(TASK DESCRIPTION): Write out the entire listing below exactly as it appears, minus any pictures.

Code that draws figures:
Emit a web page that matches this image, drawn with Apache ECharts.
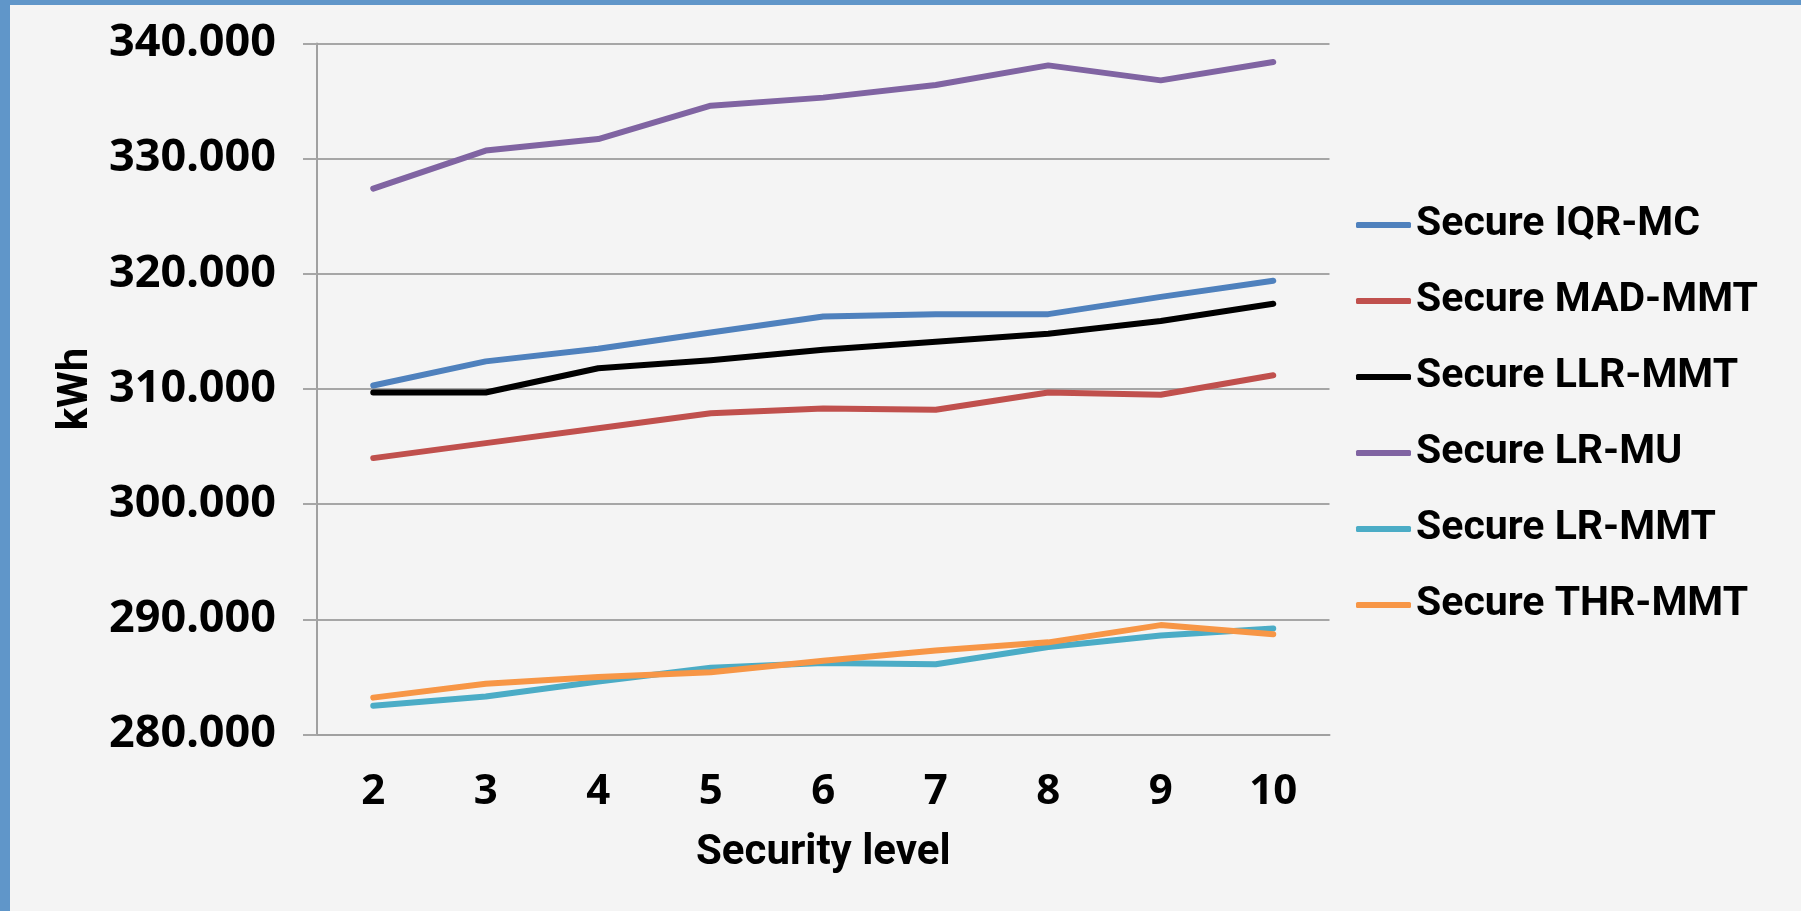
<!DOCTYPE html>
<html>
<head>
<meta charset="utf-8">
<script src="https://cdn.jsdelivr.net/npm/echarts@6/dist/echarts.min.js"></script>
<style>
  html, body { margin: 0; padding: 0; background: #f4f4f4; }
  #wrap { position: relative; width: 1801px; height: 911px; overflow: hidden; background: #f4f4f4; }
  #chart { position: absolute; left: 0; top: 0; width: 1801px; height: 911px; }
  .edge { position: absolute; background: #6096c9; }
</style>
</head>
<body>
<div id="wrap">
  <div id="chart"></div>
  <div class="edge" style="left:0;top:0;width:1801px;height:5px;"></div>
  <div class="edge" style="left:0;top:0;width:10px;height:911px;"></div>
</div>
<script>
// Security levels on the x axis
const securityLevels = ['2', '3', '4', '5', '6', '7', '8', '9', '10'];

// Energy consumption per policy (kWh)
const iqrMc   = [310300, 312400, 313500, 314900, 316300, 316500, 316500, 318000, 319400];
const madMmt  = [304000, 305300, 306600, 307900, 308300, 308200, 309700, 309500, 311200];
const llrMmt  = [309700, 309700, 311800, 312500, 313400, 314100, 314800, 315900, 317400];
const lrMu    = [327400, 330700, 331700, 334600, 335300, 336400, 338100, 336800, 338400];
const lrMmt   = [282500, 283300, 284600, 285800, 286200, 286100, 287600, 288600, 289200];
const thrMmt  = [283200, 284400, 285000, 285400, 286400, 287300, 288000, 289500, 288700];

const seriesNames = ['Secure IQR-MC', 'Secure MAD-MMT', 'Secure LLR-MMT', 'Secure LR-MU', 'Secure LR-MMT', 'Secure THR-MMT'];
const seriesData = [iqrMc, madMmt, llrMmt, lrMu, lrMmt, thrMmt];
const seriesColors = ['#4f81bd', '#c0504d', '#000000', '#8064a2', '#4bacc6', '#f79646'];

// y axis range and step (kWh)
const yMin = 280000, yMax = 340000, yStep = 10000;

const TEXT_FONT = 'Roboto, "Noto Sans", sans-serif';
const NUM_FONT = '"Noto Sans", Roboto, sans-serif';

function groupThousands(v) {
  return String(v).replace(/\B(?=(\d{3})+(?!\d))/g, '.');
}

const chart = echarts.init(document.getElementById('chart'), null, { renderer: 'canvas' });

chart.setOption({
  backgroundColor: '#f4f4f4',
  animation: false,
  textStyle: { fontFamily: TEXT_FONT },
  grid: {
    left: 317, right: 471.5, top: 43.5, bottom: 176.5,
    containLabel: false,
    outerBoundsMode: 'none'
  },
  legend: {
    orient: 'vertical',
    left: 1351,
    top: 199,
    icon: 'roundRect',
    itemWidth: 55,
    itemHeight: 6,
    itemGap: 34,
    textStyle: { fontFamily: TEXT_FONT, fontSize: 41, fontWeight: 'bold', color: '#000', lineHeight: 42 },
    data: seriesNames
  },
  xAxis: {
    type: 'category',
    data: securityLevels,
    boundaryGap: true,
    name: 'Security level',
    nameLocation: 'middle',
    nameGap: 98,
    nameTextStyle: { fontFamily: TEXT_FONT, fontSize: 42, fontWeight: 'bold', color: '#000' },
    axisLine: { show: true, lineStyle: { color: '#a0a0a0', width: 2 } },
    axisTick: { show: false },
    axisLabel: { fontFamily: NUM_FONT, fontSize: 42, fontWeight: 'bold', color: '#000', margin: 37 },
    splitLine: { show: false }
  },
  yAxis: {
    type: 'value',
    min: yMin,
    max: yMax,
    interval: yStep,
    name: 'kWh',
    nameLocation: 'middle',
    nameGap: 220,
    nameRotate: 90,
    nameTextStyle: { fontFamily: TEXT_FONT, fontSize: 42, fontWeight: 'bold', color: '#000' },
    axisLine: { show: true, lineStyle: { color: '#a0a0a0', width: 2 } },
    axisTick: { show: true, length: 14, inside: false, lineStyle: { color: '#a6a6a6', width: 2 } },
    axisLabel: {
      fontFamily: NUM_FONT, fontSize: 45, fontWeight: 'bold', color: '#000', margin: 41,
      padding: [6, 0, 0, 0],
      formatter: groupThousands
    },
    splitLine: { show: true, lineStyle: { color: '#a6a6a6', width: 2 } }
  },
  series: seriesNames.map((name, i) => ({
    name: name,
    type: 'line',
    data: seriesData[i],
    symbol: 'none',
    smooth: false,
    color: seriesColors[i],
    itemStyle: { color: seriesColors[i] },
    lineStyle: { color: seriesColors[i], width: 6, cap: 'round', join: 'round' },
    emphasis: { disabled: true }
  }))
});
</script>
</body>
</html>
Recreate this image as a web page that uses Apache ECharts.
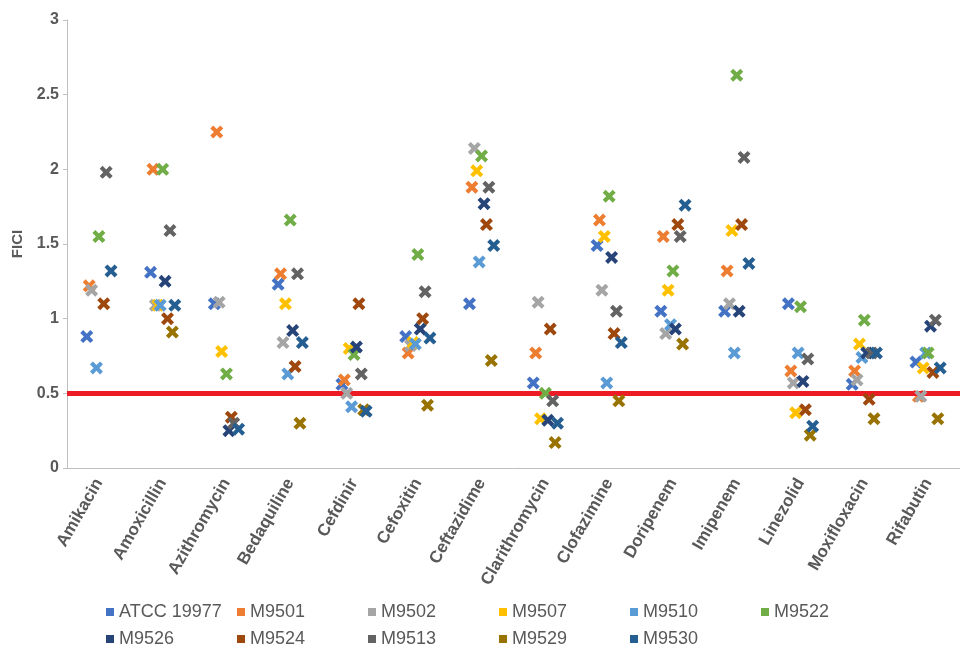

(WORKED ANSWER):
Emit a web page that matches this image, drawn with Apache ECharts.
<!DOCTYPE html>
<html>
<head>
<meta charset="utf-8">
<script src="https://cdn.jsdelivr.net/npm/echarts@6/dist/echarts.min.js"></script>
<style>
  html, body { margin: 0; padding: 0; background: #f4f4f4; }
  #wrap { position: relative; width: 1801px; height: 911px; overflow: hidden; background: #f4f4f4; }
  #chart { position: absolute; left: 0; top: 0; width: 1801px; height: 911px; }
  .edge { position: absolute; background: #6096c9; }
</style>
</head>
<body>
<div id="wrap">
  <div id="chart"></div>
  <div class="edge" style="left:0;top:0;width:1801px;height:5px;"></div>
  <div class="edge" style="left:0;top:0;width:10px;height:911px;"></div>
</div>
<script>
// Security levels on the x axis
const securityLevels = ['2', '3', '4', '5', '6', '7', '8', '9', '10'];

// Energy consumption per policy (kWh)
const iqrMc   = [310300, 312400, 313500, 314900, 316300, 316500, 316500, 318000, 319400];
const madMmt  = [304000, 305300, 306600, 307900, 308300, 308200, 309700, 309500, 311200];
const llrMmt  = [309700, 309700, 311800, 312500, 313400, 314100, 314800, 315900, 317400];
const lrMu    = [327400, 330700, 331700, 334600, 335300, 336400, 338100, 336800, 338400];
const lrMmt   = [282500, 283300, 284600, 285800, 286200, 286100, 287600, 288600, 289200];
const thrMmt  = [283200, 284400, 285000, 285400, 286400, 287300, 288000, 289500, 288700];

const seriesNames = ['Secure IQR-MC', 'Secure MAD-MMT', 'Secure LLR-MMT', 'Secure LR-MU', 'Secure LR-MMT', 'Secure THR-MMT'];
const seriesData = [iqrMc, madMmt, llrMmt, lrMu, lrMmt, thrMmt];
const seriesColors = ['#4f81bd', '#c0504d', '#000000', '#8064a2', '#4bacc6', '#f79646'];

// y axis range and step (kWh)
const yMin = 280000, yMax = 340000, yStep = 10000;

const TEXT_FONT = 'Roboto, "Noto Sans", sans-serif';
const NUM_FONT = '"Noto Sans", Roboto, sans-serif';

function groupThousands(v) {
  return String(v).replace(/\B(?=(\d{3})+(?!\d))/g, '.');
}

const chart = echarts.init(document.getElementById('chart'), null, { renderer: 'canvas' });

chart.setOption({
  backgroundColor: '#f4f4f4',
  animation: false,
  textStyle: { fontFamily: TEXT_FONT },
  grid: {
    left: 317, right: 471.5, top: 43.5, bottom: 176.5,
    containLabel: false,
    outerBoundsMode: 'none'
  },
  legend: {
    orient: 'vertical',
    left: 1351,
    top: 199,
    icon: 'roundRect',
    itemWidth: 55,
    itemHeight: 6,
    itemGap: 34,
    textStyle: { fontFamily: TEXT_FONT, fontSize: 41, fontWeight: 'bold', color: '#000', lineHeight: 42 },
    data: seriesNames
  },
  xAxis: {
    type: 'category',
    data: securityLevels,
    boundaryGap: true,
    name: 'Security level',
    nameLocation: 'middle',
    nameGap: 98,
    nameTextStyle: { fontFamily: TEXT_FONT, fontSize: 42, fontWeight: 'bold', color: '#000' },
    axisLine: { show: true, lineStyle: { color: '#a0a0a0', width: 2 } },
    axisTick: { show: false },
    axisLabel: { fontFamily: NUM_FONT, fontSize: 42, fontWeight: 'bold', color: '#000', margin: 37 },
    splitLine: { show: false }
  },
  yAxis: {
    type: 'value',
    min: yMin,
    max: yMax,
    interval: yStep,
    name: 'kWh',
    nameLocation: 'middle',
    nameGap: 220,
    nameRotate: 90,
    nameTextStyle: { fontFamily: TEXT_FONT, fontSize: 42, fontWeight: 'bold', color: '#000' },
    axisLine: { show: true, lineStyle: { color: '#a0a0a0', width: 2 } },
    axisTick: { show: true, length: 14, inside: false, lineStyle: { color: '#a6a6a6', width: 2 } },
    axisLabel: {
      fontFamily: NUM_FONT, fontSize: 45, fontWeight: 'bold', color: '#000', margin: 41,
      padding: [6, 0, 0, 0],
      formatter: groupThousands
    },
    splitLine: { show: true, lineStyle: { color: '#a6a6a6', width: 2 } }
  },
  series: seriesNames.map((name, i) => ({
    name: name,
    type: 'line',
    data: seriesData[i],
    symbol: 'none',
    smooth: false,
    color: seriesColors[i],
    itemStyle: { color: seriesColors[i] },
    lineStyle: { color: seriesColors[i], width: 6, cap: 'round', join: 'round' },
    emphasis: { disabled: true }
  }))
});
</script>
</body>
</html>
Recreate this image as a web page that uses Apache ECharts.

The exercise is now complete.